[Supplied material]:
## start

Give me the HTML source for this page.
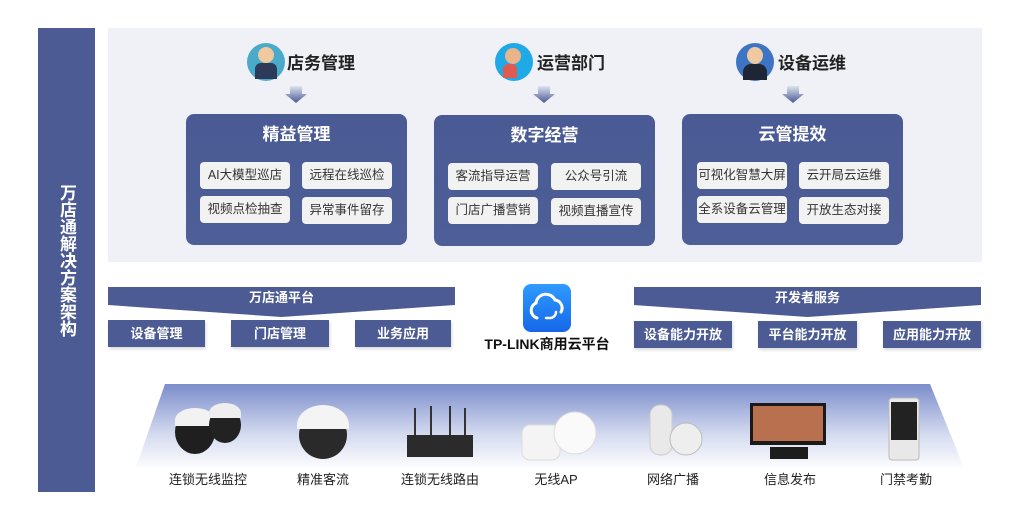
<!DOCTYPE html>
<html><head><meta charset="utf-8"><style>
*{margin:0;padding:0;box-sizing:border-box}
body{width:1024px;height:520px;background:#fff;position:relative;overflow:hidden;font-family:"Liberation Sans","Noto Sans CJK SC",sans-serif}
.a{position:absolute}
.side{left:38px;top:28px;width:57px;height:464px;background:#4c5b93;color:#fff;font-weight:bold;font-size:17px;display:flex;align-items:center;justify-content:center}
.side span{writing-mode:vertical-rl;letter-spacing:0px}
.panel{left:108px;top:28px;width:874px;height:234px;background:#eff1f6}
.role{font-size:17px;font-weight:bold;color:#222}
.ic{width:38px;height:38px;border-radius:50%}
.box{width:221px;height:131px;background:linear-gradient(#4a5a94,#4e5f98);border-radius:8px}
.box h3{color:#fff;font-size:17px;text-align:center;margin-top:6px}
.btn{position:absolute;width:90px;height:27px;background:#f2f2f3;border-radius:4px;font-size:12.5px;color:#333;text-align:center;line-height:27px;white-space:nowrap}
.ban{height:30px;color:#fff;font-size:13px;font-weight:bold;text-align:center;line-height:22px;background:#4c5b93;clip-path:polygon(0 0,100% 0,100% 60%,50% 100%,0 60%)}
.mb{height:27px;background:#4c5b93;color:#fff;font-size:13px;font-weight:bold;text-align:center;line-height:27px;box-shadow:1px 2px 3px rgba(0,0,0,.15)}
.lab{font-size:13px;color:#222;text-align:center;width:100px;top:469px}
</style></head><body>
<div class="a side"><span>万店通解决方案架构</span></div>
<div class="a panel"></div>

<div class="a ic" style="left:247px;top:43px;background:#4aaac9"></div>
<div class="a" style="left:258px;top:47px;width:16px;height:16px;border-radius:50%;background:#f0c9a0"></div>
<div class="a" style="left:255px;top:63px;width:22px;height:16px;background:#2d3a5a;border-radius:6px 6px 0 0"></div>
<div class="a role" style="left:287px;top:49px">店务管理</div>

<div class="a ic" style="left:495px;top:43px;background:#1fa9e6"></div>
<div class="a" style="left:505px;top:48px;width:16px;height:16px;border-radius:50%;background:#e9b48a"></div>
<div class="a" style="left:503px;top:64px;width:14px;height:14px;background:#e05a50;border-radius:5px 5px 0 0"></div>
<div class="a role" style="left:537px;top:49px">运营部门</div>

<div class="a ic" style="left:736px;top:43px;background:#3d74c4"></div>
<div class="a" style="left:747px;top:47px;width:16px;height:17px;border-radius:50%;background:#f0c9a0"></div>
<div class="a" style="left:743px;top:64px;width:24px;height:16px;background:#1e2636;border-radius:8px 8px 0 0"></div>
<div class="a role" style="left:778px;top:49px">设备运维</div>

<svg class="a" style="left:0;top:0" width="1024" height="520">
<defs>
<linearGradient id="ag" x1="0" y1="0" x2="0" y2="1"><stop offset="0" stop-color="#dfe3ef"/><stop offset="1" stop-color="#4a5a94"/></linearGradient>
<linearGradient id="bg" x1="0" y1="0" x2="0" y2="1"><stop offset="0" stop-color="#7b8dcb"/><stop offset="0.6" stop-color="#d6dcf0"/><stop offset="1" stop-color="#ffffff"/></linearGradient>
<linearGradient id="cg" x1="0" y1="0" x2="0" y2="1"><stop offset="0" stop-color="#2f9bff"/><stop offset="1" stop-color="#1667e8"/></linearGradient>
</defs>
<g fill="url(#ag)">
<polygon points="290,86 302,86 302,94 307,94 296,103 285,94 290,94"/>
<polygon points="538,86 550,86 550,94 555,94 544,103 533,94 538,94"/>
<polygon points="787,86 799,86 799,94 804,94 793,103 782,94 787,94"/>
</g>
<polygon points="165,384 930,384 965,470 135,470" fill="url(#bg)"/>
<rect x="523" y="284" width="48" height="48" rx="8" fill="url(#cg)"/>
<path d="M537,318 a8,8 0 0 1 -1,-15 a10,10 0 0 1 19,-3 a8,8 0 0 1 6,12" fill="none" stroke="#fff" stroke-width="3" stroke-linecap="round"/>
<path d="M546,318 h4 a6,6 0 0 0 6,-6" fill="none" stroke="#fff" stroke-width="2.5" stroke-linecap="round"/>
<g>
<ellipse cx="195" cy="432" rx="20" ry="22" fill="#1f1f1f"/><path d="M175,420 a20,12 0 0 1 40,0 v6 h-40z" fill="#f2f2f2"/>
<ellipse cx="225" cy="425" rx="16" ry="18" fill="#222"/><path d="M209,413 a16,10 0 0 1 32,0 v5 h-32z" fill="#eee"/>
<ellipse cx="323" cy="435" rx="24" ry="24" fill="#2a2a2a"/><path d="M297,425 a26,20 0 0 1 52,0 v4 h-52z" fill="#f4f4f4"/>
<rect x="407" y="435" width="66" height="22" fill="#2b2b2b"/>
<rect x="414" y="408" width="2" height="27" fill="#333"/><rect x="430" y="406" width="2" height="29" fill="#333"/><rect x="449" y="406" width="2" height="29" fill="#333"/><rect x="464" y="408" width="2" height="27" fill="#333"/>
<rect x="522" y="425" width="38" height="35" rx="8" fill="#f4f4f4" stroke="#ddd"/>
<circle cx="575" cy="433" r="21" fill="#fafafa" stroke="#ddd"/>
<rect x="650" y="405" width="22" height="50" rx="10" fill="#e9e9e9" stroke="#ccc"/>
<circle cx="686" cy="439" r="16" fill="#eee" stroke="#bbb"/>
<rect x="750" y="403" width="76" height="42" fill="#1a1a1a"/><rect x="753" y="406" width="70" height="35" fill="#b8704f"/>
<rect x="770" y="447" width="38" height="12" fill="#1d1d1d"/>
<rect x="889" y="398" width="30" height="62" rx="3" fill="#e8e8e8" stroke="#bbb"/><rect x="891" y="402" width="26" height="38" fill="#222"/>
</g>
</svg>

<div class="a box" style="left:186px;top:114px"><h3>精益管理</h3>
<div class="btn" style="left:14px;top:48px">AI大模型巡店</div><div class="btn" style="left:116px;top:48px">远程在线巡检</div>
<div class="btn" style="left:14px;top:82px">视频点检抽查</div><div class="btn" style="left:116px;top:83px">异常事件留存</div></div>
<div class="a box" style="left:434px;top:115px"><h3>数字经营</h3>
<div class="btn" style="left:14px;top:48px">客流指导运营</div><div class="btn" style="left:117px;top:48px">公众号引流</div>
<div class="btn" style="left:14px;top:82px">门店广播营销</div><div class="btn" style="left:117px;top:83px">视频直播宣传</div></div>
<div class="a box" style="left:682px;top:114px"><h3>云管提效</h3>
<div class="btn" style="left:15px;top:48px">可视化智慧大屏</div><div class="btn" style="left:117px;top:48px">云开局云运维</div>
<div class="btn" style="left:15px;top:82px">全系设备云管理</div><div class="btn" style="left:117px;top:83px">开放生态对接</div></div>

<div class="a ban" style="left:108px;top:287px;width:347px">万店通平台</div>
<div class="a mb" style="left:108px;top:320px;width:97px">设备管理</div>
<div class="a mb" style="left:231px;top:320px;width:98px">门店管理</div>
<div class="a mb" style="left:355px;top:320px;width:96px">业务应用</div>
<div class="a ban" style="left:634px;top:287px;width:347px">开发者服务</div>
<div class="a mb" style="left:634px;top:321px;width:98px">设备能力开放</div>
<div class="a mb" style="left:758px;top:321px;width:99px">平台能力开放</div>
<div class="a mb" style="left:883px;top:321px;width:98px">应用能力开放</div>
<div class="a" style="left:467px;top:334px;width:160px;text-align:center;font-size:14px;font-weight:bold;color:#111">TP-LINK商用云平台</div>

<div class="a lab" style="left:158px">连锁无线监控</div>
<div class="a lab" style="left:273px">精准客流</div>
<div class="a lab" style="left:390px">连锁无线路由</div>
<div class="a lab" style="left:506px">无线AP</div>
<div class="a lab" style="left:623px">网络广播</div>
<div class="a lab" style="left:740px">信息发布</div>
<div class="a lab" style="left:856px">门禁考勤</div>
</body></html>
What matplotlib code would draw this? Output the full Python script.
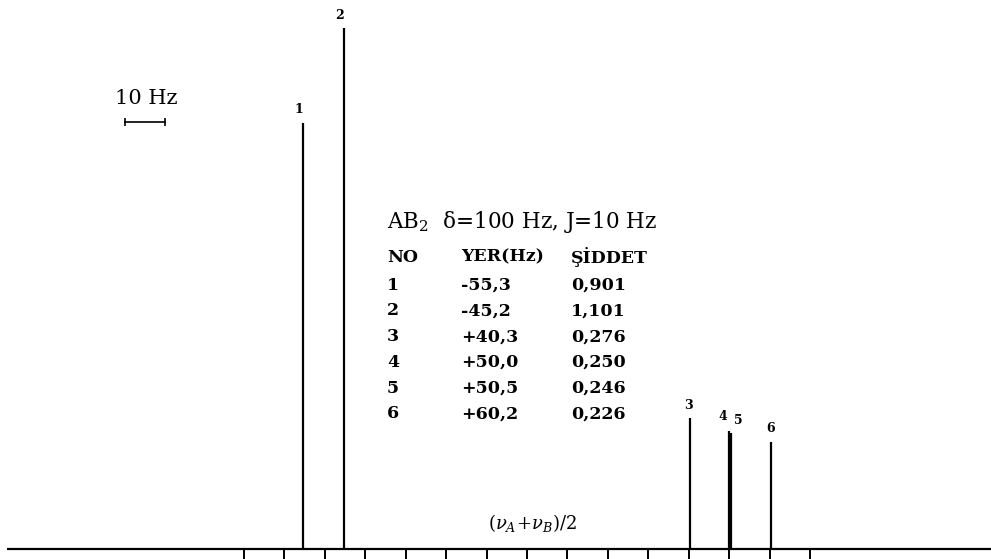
import matplotlib
matplotlib.use("Agg")
import matplotlib.pyplot as plt

plt.rcParams["mathtext.fontset"] = "dejavuserif"

# AB2 spin system: line positions (Hz, relative to (vA+vB)/2) and intensities
line_no = ["1", "2", "3", "4", "5", "6"]
positions = [-55.3, -45.2, 40.3, 50.0, 50.5, 60.2]
intensities = [0.901, 1.101, 0.276, 0.250, 0.246, 0.226]
position_text = ["-55,3", "-45,2", "+40,3", "+50,0", "+50,5", "+60,2"]
intensity_text = ["0,901", "1,101", "0,276", "0,250", "0,246", "0,226"]
tick_hz = list(range(-70, 71, 10))

PX_PER_HZ = 4.047
PX_PER_UNIT = 473.0
X0_PX = 527.0
BASE_PX = 549.0


def hx(px):
    """Horizontal pixel column -> Hz."""
    return (px - X0_PX) / PX_PER_HZ


def iy(py):
    """Vertical pixel row (from top) -> intensity units."""
    return (BASE_PX - py) / PX_PER_UNIT


fig = plt.figure(figsize=(9.91, 5.59), dpi=100)
ax = fig.add_axes([0, 0, 1, 1])
ax.set_xlim(hx(0), hx(991))
ax.set_ylim(iy(559), iy(0))
ax.axis("off")

# baseline and frequency ticks (10 Hz apart)
ax.plot([hx(7), hx(991)], [0, 0], color="black", lw=1.6, solid_capstyle="butt")
ax.vlines(tick_hz, iy(559), 0, color="black", lw=1.4)

# stick spectrum
ax.vlines(positions, 0, intensities, color="black", lw=1.6)

# line numbers above the sticks (4 and 5 spread apart)
label_dx = [-3, -3, -1, -5, 5, 0]
label_dy = [9.5, 9.5, 9, 10, 9, 10]
for name, x, h, dx, dy in zip(line_no, positions, intensities, label_dx, label_dy):
    ax.annotate(name, (x, h), xytext=(dx, dy), textcoords="offset points",
                ha="center", va="center", fontsize=9, fontweight="bold",
                family="DejaVu Serif")

# 10 Hz scale bar
ax.text(hx(146), iy(98), "10 Hz", ha="center", va="center", fontsize=15,
        family="DejaVu Serif")
bar_y = iy(122)
ax.plot([hx(125), hx(125) + 10], [bar_y, bar_y], color="black", lw=1.2)
ax.vlines([hx(125), hx(125) + 10], bar_y - 0.008, bar_y + 0.008,
          color="black", lw=1.2)

# centre label
ax.text(hx(533), iy(523), r"$(\nu_A\!+\!\nu_B)/2$", ha="center", va="center",
        fontsize=13)

# parameter table
col_no, col_pos, col_int = hx(387), hx(461), hx(571)
ax.text(col_no, iy(222), r"AB$_2$  δ=100 Hz, J=10 Hz", ha="left",
        va="center", fontsize=15.5, family="DejaVu Serif")
row_style = dict(ha="left", va="center", fontsize=12.5, fontweight="bold",
                 family="DejaVu Serif")
ax.text(col_no, iy(257), "NO", **row_style)
ax.text(col_pos, iy(257), "YER(Hz)", **row_style)
ax.text(col_int, iy(257), "ŞİDDET", **row_style)
for i, (n, p, s) in enumerate(zip(line_no, position_text, intensity_text)):
    y = iy(285 + 25.8 * i)
    ax.text(col_no, y, n, **row_style)
    ax.text(col_pos, y, p, **row_style)
    ax.text(col_int, y, s, **row_style)

fig.savefig("out.png", dpi=100, facecolor="white")
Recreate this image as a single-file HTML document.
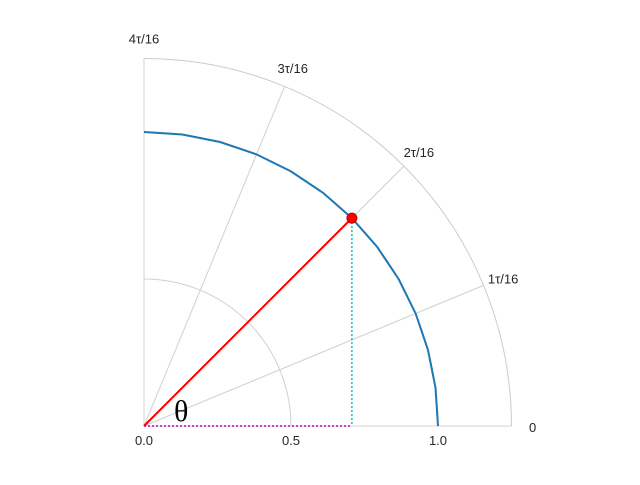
<!DOCTYPE html>
<html><head><meta charset="utf-8"><style>
body{margin:0;background:#fff;}
svg text{font-family:"Liberation Sans",sans-serif;font-size:13px;fill:#262626;}
</style></head><body>
<svg id="chart" width="640" height="480">
<g id="grid"></g>
<g id="marks"></g>
<g id="labels"></g>
</svg>
<script>
const radialTicks=[0.5,1.0];
const radialTickLabels=["0.0","0.5","1.0"];
const radialTickValues=[0,0.5,1.0];
const angleTicks=[0,1,2,3,4];
const angleLabels=["0","1τ/16","2τ/16","3τ/16","4τ/16"];
const curveTheta=[0,0.1309,0.2618,0.3927,0.5236,0.6545,0.7854,0.9163,1.0472,1.1781,1.309,1.4399,1.5708];
const curveR=[1,1,1,1,1,1,1,1,1,1,1,1,1];
const pointTheta=[0.7854];
const pointR=[1];
const rMax=1.25;
const cx=144,cy=426,scale=294;
const ns="http://www.w3.org/2000/svg";
function X(r,t){return cx+r*scale*Math.cos(t);}
function Y(r,t){return cy-r*scale*Math.sin(t);}
function mk(tag,attrs,parent){const e=document.createElementNS(ns,tag);for(const k in attrs)e.setAttribute(k,attrs[k]);parent.appendChild(e);return e;}
const grid=document.getElementById('grid'),marks=document.getElementById('marks'),labels=document.getElementById('labels');
function arc(r){return `M${X(r,0)},${Y(r,0)} A${r*scale},${r*scale} 0 0 0 ${X(r,Math.PI/2)},${Y(r,Math.PI/2)}`;}
radialTicks.forEach(r=>{const e=mk('path',{d:arc(r),fill:'none',stroke:'#d0d0d0','stroke-width':1},grid);

});
angleTicks.forEach((k,i)=>{const t=k*Math.PI/8;
const e=mk('line',{x1:cx,y1:cy,x2:X(rMax,t),y2:Y(rMax,t),stroke:'#d0d0d0','stroke-width':1},grid);


const tx=mk('text',{x:X(rMax+0.072,t),y:Y(rMax+0.072,t)+6,'text-anchor':'middle'},labels);
tx.textContent=angleLabels[i];

});
const outer=mk('path',{d:arc(rMax),fill:'none',stroke:'#cccccc','stroke-width':1},grid);


radialTickValues.forEach((v,i)=>{const tx=mk('text',{x:X(v,0),y:cy+19,'text-anchor':'middle'},labels);
tx.textContent=radialTickLabels[i];

});
const pts=curveTheta.map((t,i)=>X(curveR[i],t)+','+Y(curveR[i],t)).join(' ');
const c=mk('polyline',{points:pts,fill:'none',stroke:'#1f77b4','stroke-width':2},marks);


const pt=pointTheta[0],pr=pointR[0];
const px=X(pr,pt),py=Y(pr,pt);
const l=mk('line',{x1:cx,y1:cy,x2:px,y2:py,stroke:'red','stroke-width':2},marks);


const v=mk('line',{x1:px,y1:py,x2:px,y2:cy,stroke:'#00bfbf','stroke-width':1.5,'stroke-dasharray':'2,2'},marks);


const h=mk('line',{x1:cx,y1:cy,x2:px,y2:cy,stroke:'#bf00bf','stroke-width':1.5,'stroke-dasharray':'2,2'},marks);


const d=mk('circle',{cx:px,cy:py,r:5,fill:'red',stroke:'#c00000','stroke-width':1},marks);


const th=mk('text',{x:174,y:421,style:'font-family:"Liberation Serif",serif;font-size:30px;fill:#000'},labels);
th.textContent='θ';


</script>
</body></html>
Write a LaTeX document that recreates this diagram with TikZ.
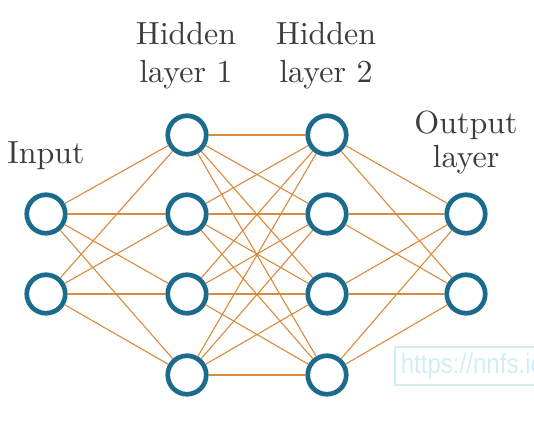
\documentclass[tikz,border=0pt]{standalone}
\usepackage{fontspec}
\setmainfont{lmroman10}[Extension=.otf, UprightFont=*-regular]
\newfontfamily\wmfont[FakeStretch=0.86]{Liberation Sans}
\definecolor{nblue}{HTML}{1C6B8C}
\definecolor{norange}{HTML}{DA8A3C}
\definecolor{ltext}{HTML}{3C3C3C}
\definecolor{wmcol}{HTML}{D3EEF3}
\begin{document}
\begin{tikzpicture}[x=1pt,y=-1pt,
  neuron/.style={circle, draw=nblue, line width=4.7pt, minimum size=38.5pt, inner sep=0pt, fill=white},
  conn/.style={draw=norange, line width=1.1pt},
  lab/.style={text=ltext, font=\fontsize{32}{37}\selectfont, align=center, anchor=base, inner sep=0pt}]
\useasboundingbox (0,0) rectangle (534,425);
% nodes
\node[neuron] (i1) at (46,214) {};
\node[neuron] (i2) at (46,294) {};
\foreach \k/\y in {1/135,2/214,3/294,4/375}{
  \node[neuron] (a\k) at (187,\y) {};
  \node[neuron] (b\k) at (327,\y) {};
}
\node[neuron] (o1) at (466,214) {};
\node[neuron] (o2) at (466,294) {};
% connections
\foreach \i in {1,2}{\foreach \j in {1,2,3,4}{\draw[conn] (i\i) -- (a\j);}}
\foreach \i in {1,2,3,4}{\foreach \j in {1,2,3,4}{\draw[conn] (a\i) -- (b\j);}}
\foreach \i in {1,2,3,4}{\foreach \j in {1,2}{\draw[conn] (b\i) -- (o\j);}}
% labels (base = baseline of last line)
\node[lab] (tin) at (46,163) {Input};
\node[lab] (th1) at (186,82) {Hidden\\layer 1};
\node[lab] (th2) at (326,82) {Hidden\\layer 2};
\node[lab, font=\fontsize{32}{34}\selectfont] (tout) at (466,167) {Output\\layer};
% watermark
\begin{scope}
\clip (0,0) rectangle (534,425);
\node[draw=wmcol, line width=1.5pt, text=wmcol, font=\wmfont\fontsize{28}{30}\selectfont, anchor=west, inner sep=6pt, minimum height=38pt] (wm) at (394,366) {https://nnfs.io};
\end{scope}
\end{tikzpicture}
\end{document}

## end

[Goal]: Each line in the listing above that contains "this" should be copied.

[Finished task]:
Give me the HTML source for this page.
What matplotlib code would draw this? Output the full Python script.
Recreate this image as a single-file HTML document.
Write a LaTeX document that recreates this diagram with TikZ.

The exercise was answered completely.